* [INPUT]:
————————
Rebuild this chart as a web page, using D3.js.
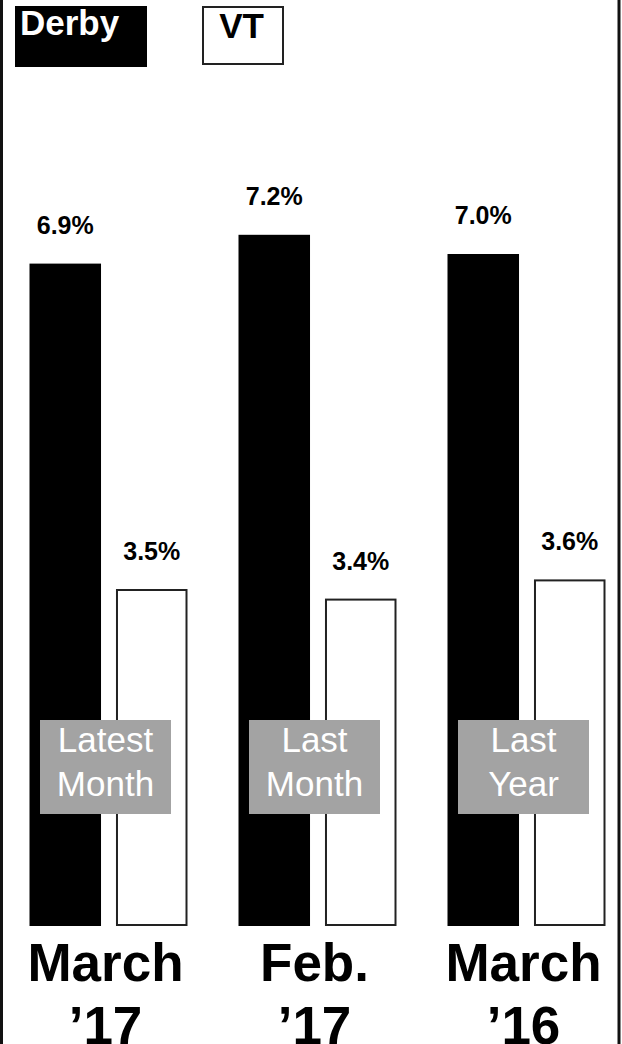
<!DOCTYPE html>
<html>
<head>
<meta charset="utf-8">
<script src="https://cdn.jsdelivr.net/npm/d3@7"></script>
<style>
  html, body { margin: 0; padding: 0; background: #fff; }
  svg { display: block; }
</style>
</head>
<body>
<script>
// Data
const categories = ['March|’17', 'Feb.|’17', 'March|’16']
const seriesNames = ['Derby', 'VT']
const derbyValues = [6.9, 7.2, 7.0]
const vtValues = [3.5, 3.4, 3.6]
const periodNotes = ['Latest|Month', 'Last|Month', 'Last|Year']

const width = 622
const height = 1044
const font = '"Liberation Sans", Arial, Helvetica, sans-serif'
const baseline = 926

const svg = d3.select('body')
  .append('svg')
  .attr('width', width)
  .attr('height', height)
  .attr('viewBox', `0 0 ${width} ${height}`)

// Frame sides
svg.append('rect')
  .attr('x', 1.5)
  .attr('y', -10)
  .attr('width', 617.5)
  .attr('height', height + 20)
  .attr('fill', 'none')
  .attr('stroke', '#111')
  .attr('stroke-width', 3)

// Scales
const x0 = d3.scaleBand()
  .domain(categories)
  .range([4, 631])
  .paddingInner(51 / 209)
  .paddingOuter(51 / 418)

const x1 = d3.scaleBand()
  .domain(seriesNames)
  .range([0, x0.bandwidth()])
  .paddingInner(0.173)

const y = d3.scaleLinear()
  .domain([0, 7.2])
  .range([baseline, baseline - 96 * 7.2])

const rows = categories.map((c, i) => ({
  category: c,
  note: periodNotes[i],
  values: [
    { series: 'Derby', value: derbyValues[i] },
    { series: 'VT', value: vtValues[i] }
  ]
}))

const groups = svg.selectAll('g.group')
  .data(rows)
  .join('g')
  .attr('class', 'group')
  .attr('transform', d => `translate(${x0(d.category)}, 0)`)

// Bars
groups.selectAll('rect.bar')
  .data(d => d.values)
  .join('rect')
  .attr('class', 'bar')
  .attr('x', d => x1(d.series) + (d.series === 'VT' ? 1 : 0))
  .attr('y', d => y(d.value))
  .attr('width', d => x1.bandwidth() - (d.series === 'VT' ? 2 : 0))
  .attr('height', d => y(0) - y(d.value) - (d.series === 'VT' ? 1 : 0))
  .attr('fill', d => d.series === 'Derby' ? '#000' : '#fff')
  .attr('stroke', d => d.series === 'Derby' ? 'none' : '#222')
  .attr('stroke-width', 2)

// Value labels
groups.selectAll('text.value')
  .data(d => d.values)
  .join('text')
  .attr('class', 'value')
  .attr('x', d => x1(d.series) + x1.bandwidth() / 2)
  .attr('y', d => y(d.value) - 30)
  .attr('text-anchor', 'middle')
  .attr('font-family', font)
  .attr('font-weight', 'bold')
  .attr('font-size', 25)
  .attr('fill', '#000')
  .text(d => d.value.toFixed(1) + '%')

// Period notes (gray boxes)
const noteCx = x0.bandwidth() / 2 - 3
const noteTop = 720
groups.append('rect')
  .attr('x', noteCx - 65.5)
  .attr('y', noteTop)
  .attr('width', 131)
  .attr('height', 94)
  .attr('fill', '#a3a3a3')

groups.append('text')
  .attr('text-anchor', 'middle')
  .attr('font-family', font)
  .attr('font-size', 35)
  .attr('fill', '#fff')
  .selectAll('tspan')
  .data(d => d.note.split('|'))
  .join('tspan')
  .attr('x', noteCx)
  .attr('y', (_, i) => noteTop + 32 + i * 44)
  .text(d => d)

// Category labels
groups.append('text')
  .attr('text-anchor', 'middle')
  .attr('font-family', font)
  .attr('font-weight', 'bold')
  .attr('font-size', 53)
  .attr('fill', '#000')
  .selectAll('tspan')
  .data(d => d.category.split('|'))
  .join('tspan')
  .attr('x', noteCx)
  .attr('y', (_, i) => 981 + i * 63)
  .text(d => d)

// Legend
svg.append('rect')
  .attr('x', 15)
  .attr('y', 6)
  .attr('width', 132)
  .attr('height', 61)
  .attr('fill', '#000')

svg.append('text')
  .attr('x', 20)
  .attr('y', 35)
  .attr('font-family', font)
  .attr('font-weight', 'bold')
  .attr('font-size', 35)
  .attr('fill', '#fff')
  .text(seriesNames[0])

svg.append('rect')
  .attr('x', 203)
  .attr('y', 7)
  .attr('width', 80)
  .attr('height', 57)
  .attr('fill', '#fff')
  .attr('stroke', '#222')
  .attr('stroke-width', 2)

svg.append('text')
  .attr('x', 241.5)
  .attr('y', 38)
  .attr('text-anchor', 'middle')
  .attr('font-family', font)
  .attr('font-weight', 'bold')
  .attr('font-size', 35)
  .attr('fill', '#000')
  .text(seriesNames[1])
</script>
</body>
</html>
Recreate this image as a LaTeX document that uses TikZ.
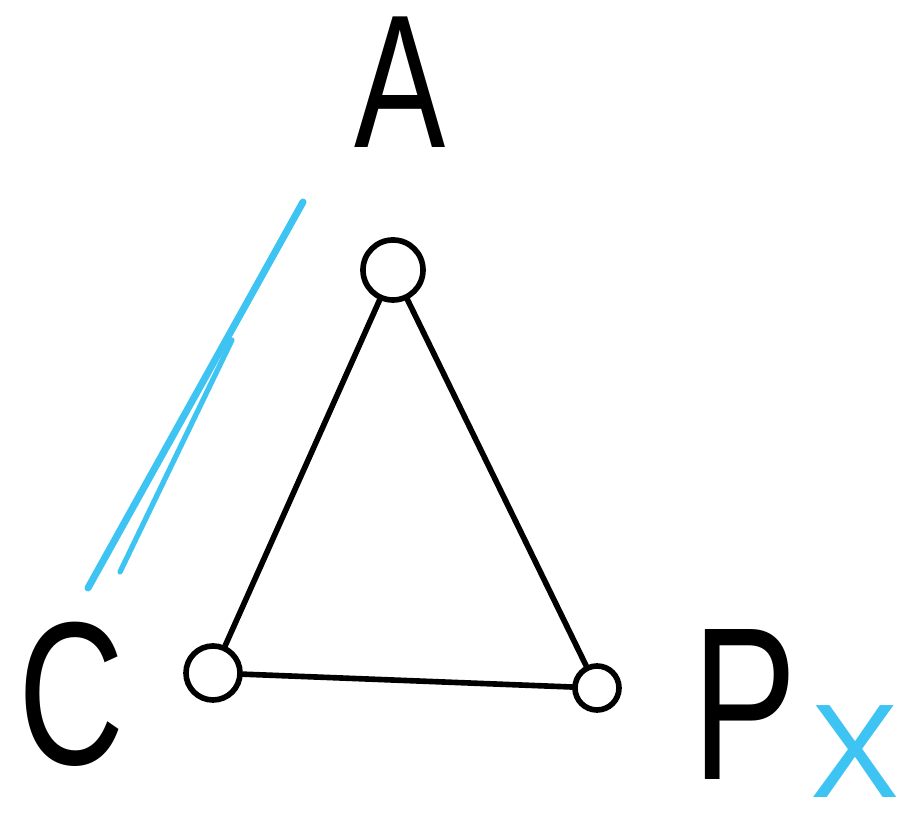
\documentclass[tikz,border=0pt]{standalone}
\usepackage{fontspec}
\setmainfont{Liberation Sans}
\definecolor{penblue}{RGB}{62,196,242}
\newcommand{\narrow}[1]{\scalebox{0.72}[1]{#1}}
\tikzset{
  vertex/.style={circle,draw,line width=1.6pt,inner sep=0pt,minimum size=#1},
  edge/.style={line width=1.6pt,line cap=round},
  marker/.style={penblue,line width=2pt,line cap=round},
  letter/.style={inner sep=0pt,font=\fontsize{#1}{#1}\selectfont}
}
\begin{document}
\begin{tikzpicture}[x=0.01cm,y=-0.01cm]
  \useasboundingbox (0,0) rectangle (905,831);
  % corners of the triangle
  \node[vertex=0.6cm] (top) at (393,270) {};
  \node[vertex=0.54cm] (left) at (213,673) {};
  \node[vertex=0.44cm] (right) at (597,688) {};
  \draw[edge] (top) -- (left);
  \draw[edge] (top) -- (right);
  \draw[edge] (left) -- (right);
  % letters
  \node[letter=54] (lblA) at (400,82) {\narrow{A}};
  \node[letter=58] (lblC) at (72,694) {\narrow{C}};
  \node[letter=62] (lblP) at (745,705) {\narrow{P}};
  \node[letter=38,text=penblue] (lblX) at (855,752) {X};
  % the blue strokes beside A--C
  \coordinate (s1) at (303,202);
  \coordinate (e1) at (88,588);
  \coordinate (s2) at (232,340);
  \coordinate (e2) at (120,572);
  \draw[marker] (s1) -- (e1);
  \draw[marker,line width=1.5pt] (s2) -- (e2);
\end{tikzpicture}
\end{document}
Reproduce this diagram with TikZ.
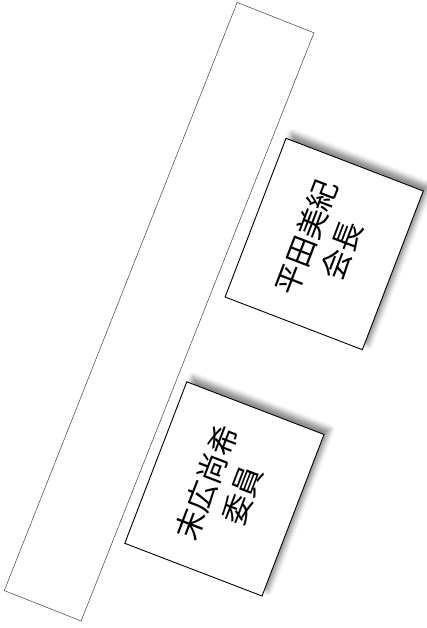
\documentclass[tikz,border=0pt]{standalone}
\usepackage{fontspec}
\newfontfamily\cjk{Noto Sans CJK JP}
\usetikzlibrary{shadows.blur}
\begin{document}
\begin{tikzpicture}[x=1pt,y=1pt,
  strip/.style={draw=black!75,line width=0.5pt,fill=white,rotate=68.4,inner sep=0pt},
  namebox/.style={draw=black,line width=0.9pt,fill=white,rotate=69,inner sep=0pt,
    minimum height=147pt,align=center,
    font=\cjk\fontsize{30}{38}\selectfont,
    blur shadow={shadow xshift=6pt,shadow yshift=5pt,shadow blur radius=5pt,shadow opacity=45}}]
\useasboundingbox (0,0) rectangle (427,-628);
\node[strip,minimum width=632.6pt,minimum height=82.6pt] (bar) at (159.15,-311.7) {};
\node[namebox,minimum width=170pt] (hirata) at (324.2,-244) {平田美紀\\会長};
\node[namebox,minimum width=173pt] (suehiro) at (224.4,-488.9) {末広尚希\\委員};
\end{tikzpicture}
\end{document}
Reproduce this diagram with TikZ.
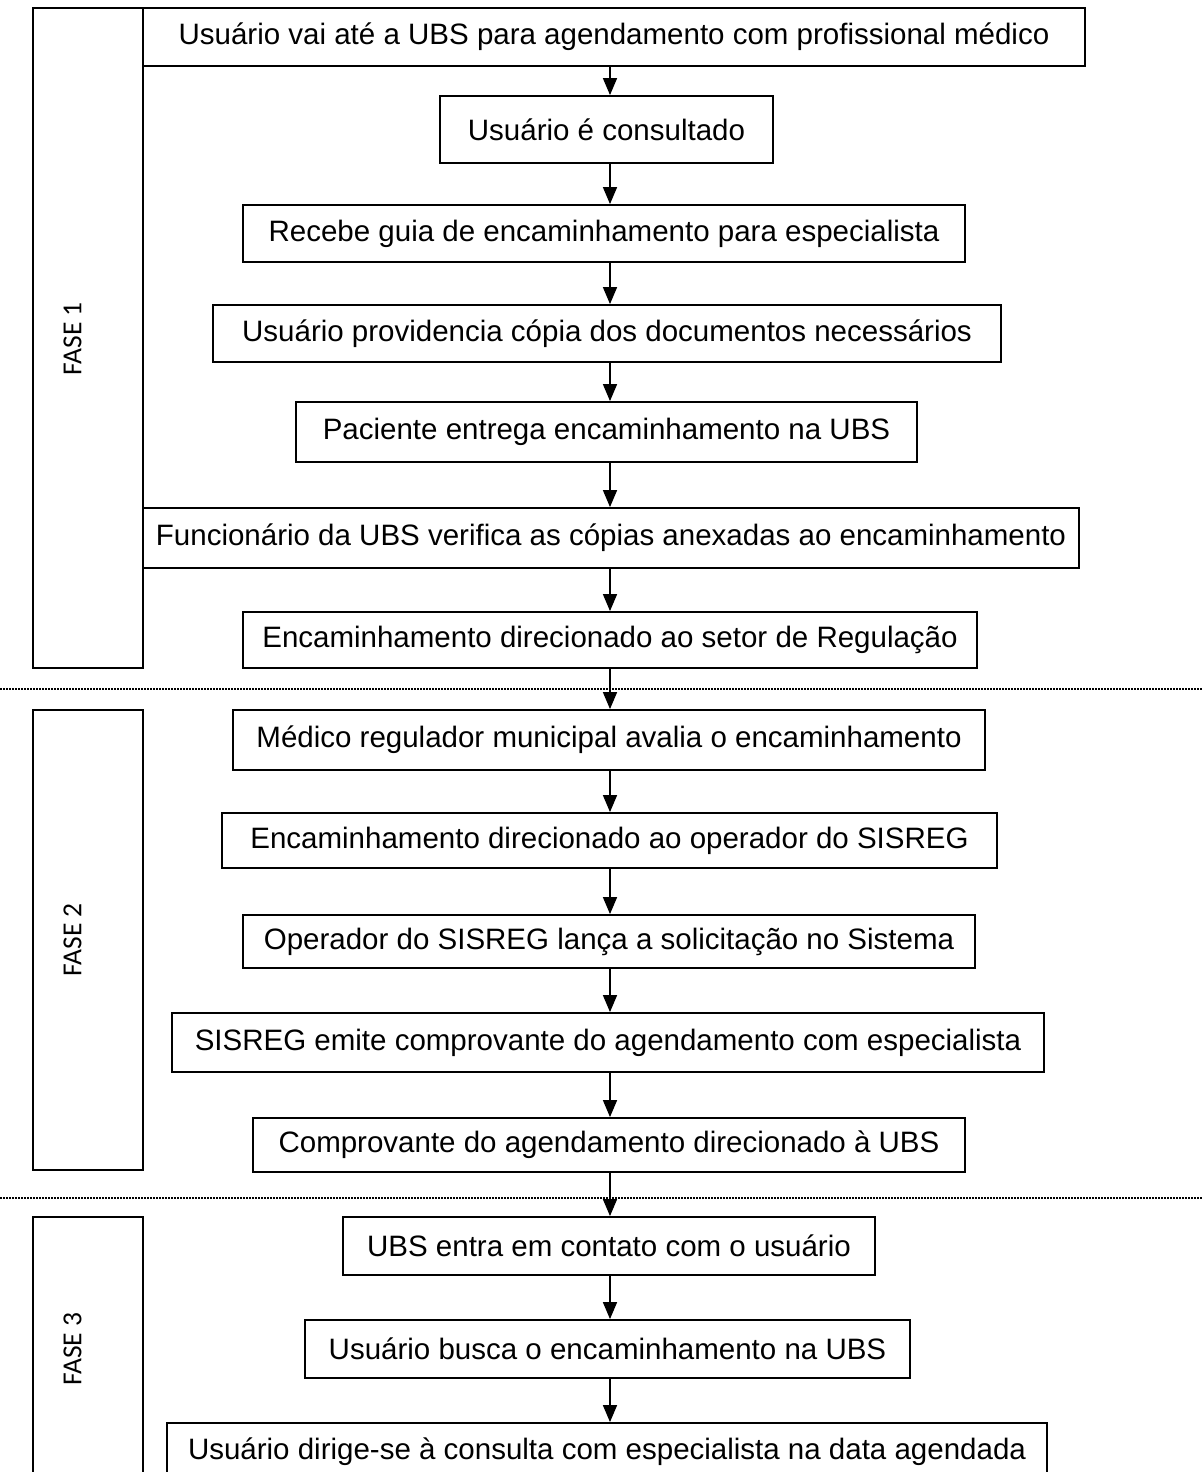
\documentclass[tikz,border=0pt]{standalone}
\usepackage{fontspec}
\setmainfont{Liberation Sans}
\newfontfamily\fasefont{Carlito}
\usetikzlibrary{arrows.meta}

\begin{document}
\begin{tikzpicture}[
        x=1pt,
        y=-1pt,
        line width=1.8pt,
        every node/.style={
            rectangle,
            draw,
            inner sep=0pt,
            font=\fontsize{29.5}{34}\selectfont
        },
        seta/.style={
            -{Triangle[width=14pt,length=17pt]},
            line width=1.5pt
        },
        fase/.style={
            draw=none,
            rotate=90,
            font=\fasefont\fontsize{27.5}{32}\selectfont
        },
        divisa/.style={
            line width=1.2pt,
            dash pattern=on 1.5pt off 1.5pt
        }
    ]
    \useasboundingbox (0,0) rectangle (1202,1472);
    \clip (0,0) rectangle (1202,1472);

    % fases
    \node[minimum width=110pt, minimum height=660pt] (f1) at (88,338) {};
    \node[minimum width=110pt, minimum height=460pt] (f2) at (88,940) {};
    \node[minimum width=110pt, minimum height=280pt] (f3) at (88,1357) {};
    \node[fase] (t1) at (72.5,339) {FASE 1};
    \node[fase] (t2) at (72.5,940) {FASE 2};
    \node[fase] (t3) at (72.5,1349) {FASE 3};

    \draw[divisa] (0,689) -- (1202,689);
    \draw[divisa] (0,1198) -- (1202,1198);

    % etapas
    \node[minimum width=942pt, minimum height=58pt] (1) at (614,37)
        {Usuário vai até a UBS para agendamento com profissional médico};
    \node[minimum width=333pt, minimum height=67pt] (2) at (606.5,129.5)
        {Usuário é consultado};
    \node[minimum width=722pt, minimum height=57pt] (3) at (604,233.5)
        {Recebe guia de encaminhamento para especialista};
    \node[minimum width=788pt, minimum height=57pt] (4) at (607,333.5)
        {Usuário providencia cópia dos documentos necessários};
    \node[minimum width=621pt, minimum height=60pt] (5) at (606.5,432)
        {Paciente entrega encaminhamento na UBS};
    \node[minimum width=936pt, minimum height=60pt] (6) at (611,538)
        {Funcionário da UBS verifica as cópias anexadas ao encaminhamento};
    \node[minimum width=734pt, minimum height=56pt] (7) at (610,640)
        {Encaminhamento direcionado ao setor de Regulação};
    \node[minimum width=752pt, minimum height=60pt] (8) at (609,740)
        {Médico regulador municipal avalia o encaminhamento};
    \node[minimum width=775pt, minimum height=55pt] (9) at (609.5,840.5)
        {Encaminhamento direcionado ao operador do SISREG};
    \node[minimum width=732pt, minimum height=53pt] (10) at (609,941.5)
        {Operador do SISREG lança a solicitação no Sistema};
    \node[minimum width=872pt, minimum height=59pt] (11) at (608,1042.5)
        {SISREG emite comprovante do agendamento com especialista};
    \node[minimum width=712pt, minimum height=54pt] (12) at (609,1145)
        {Comprovante do agendamento direcionado à UBS};
    \node[minimum width=532pt, minimum height=58pt] (13) at (609,1246)
        {UBS entra em contato com o usuário};
    \node[minimum width=605pt, minimum height=58pt] (14) at (607.5,1349)
        {Usuário busca o encaminhamento na UBS};
    \node[minimum width=880pt, minimum height=57pt] (15) at (607,1451.5)
        {Usuário dirige-se à consulta com especialista na data agendada};

    \coordinate (eixo) at (610,0);

    \foreach \a/\b in {1/2,2/3,3/4,4/5,5/6,6/7,7/8,8/9,9/10,10/11,11/12,12/13,13/14,14/15}
        \draw[seta] (\a.south -| eixo) -- (\b.north -| eixo);
\end{tikzpicture}
\end{document}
————————
* [EXERCISE INSTRUCTIONS]: Select the lines that carry the string "this" and copy them.

* [ANSWER TO THE PROBLEM]:
Rebuild this chart as a web page, using D3.js.
Recreate this image as a LaTeX document that uses TikZ.
Reproduce this diagram with TikZ.
Reproduce this diagram with TikZ.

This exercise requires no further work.